“Interview: Nasser 10/23/02”
Maryam Kashani


“Interview: Nasser 10/23/02” is an oral history interview conducted for a feature length documentary, Best in the West (2006). The installation reflects on the interview, which given enough time and perhaps direction, can traverse great emotional and gestured terrain. In the telling of one’s own life, whether it be a joyous moment of discovery or a tragic account of death or regret, one’s body will either open itself up to memory or bolt down the doors. Whether it is the presence of a camera, a captivated audience, or the time and space to explore one’s story in detail, or a combination of the above, something happens in an oral interview. And with filming, it is not only audible, but visible. It becomes a record, not necessarily of a particular event in or span of history, but the telling of a history, filtered through perspective, memory, and performance. This translation of events in the storytelling mode is further subject to another mode of translation, when edited into a film, typically by someone other than the original storyteller.
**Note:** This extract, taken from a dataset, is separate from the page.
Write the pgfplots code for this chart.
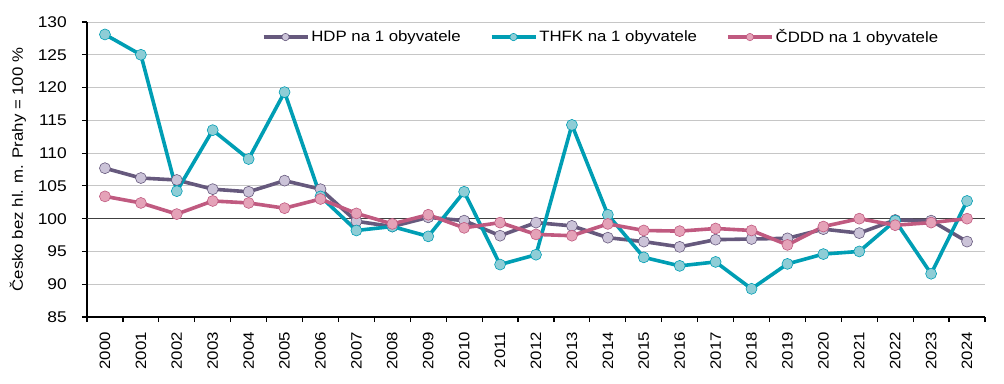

In recounting an event from his life, my uncle Nasser seems to carry the burden of these events and then finds a way--often physical--to release that memory and its weight. Because these movements were best understood over a long period of time, editing between them became difficult and at times traumatic. This installation therefore revisits the original interview, which lasting two hours was the longest conversation my uncle and I had ever had.

Biography

Maryam Kashani is currently a graduate student in Social Anthropology at the University of Texas, Austin, where she is examining issues of politics, identity, transnationalism, and Islam. She holds an MFA in Film/Video from the California Institute of the Arts. She began her filmmaking practice as an undergraduate at UC Berkeley. Her film and video work has been screened in festivals and museums internationally.